Legal Line
Neil B. Garfinkel
REBNY Broker Counsel
•March 20, 2024
Question: I am a licensed real estate salesperson and I have a client who is interested in selling an investment property (a 3-unit multifamily building) and purchasing a co-op apartment. Is it possible to purchase the co-op apartment, as the replacement property, as part of a 1031 Exchange?
Answer: Yes, it is possible to purchase a co-op apartment, as the replacement property, as part of a 1031 Exchange. The term “1031 Exchange” refers to Section 1031 of the Internal Revenue Code. A 1031 Exchange provides an owner with an opportunity to defer paying capital gains tax on the sale of an investment property (the “Relinquished Property”) if the owner reinvests the sale proceeds in the purchase of a “like kind” replacement property (the “Replacement Property”). The term “like-kind” requires that the Relinquished Property and the Replacement Property are: (i) of the same nature or character; and, (ii) both held for business purposes or for investment. In this case, the building and co-op apartment are deemed to be of a similar nature or character. Thus, a co-op apartment may be used as the Replacement Property provided that the co-op apartment is held for business purposes or investment.

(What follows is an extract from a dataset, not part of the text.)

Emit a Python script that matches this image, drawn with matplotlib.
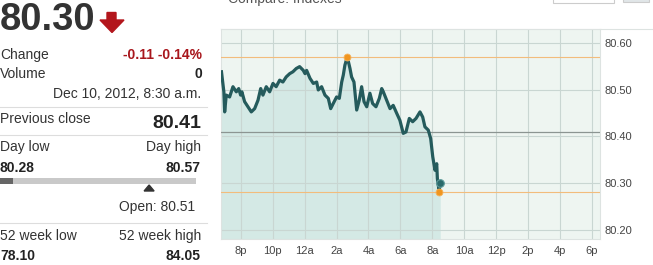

Important Tips: The co-op corporation’s occupancy and subleasing rules, including permitted length of time that subleasing is permitted, may limit the use of the co-op apartment for business purposes or investment, thus preventing a 1031 Exchange. Further, the seller should keep in mind the potential time frame to close on a co-op apartment, as there are deadlines by which the Replacement Property must close by. Because the seller must comply with very specific rules in order to utilize a 1031 Exchange, the seller should always consult with an accountant or attorney in connection with such a transaction.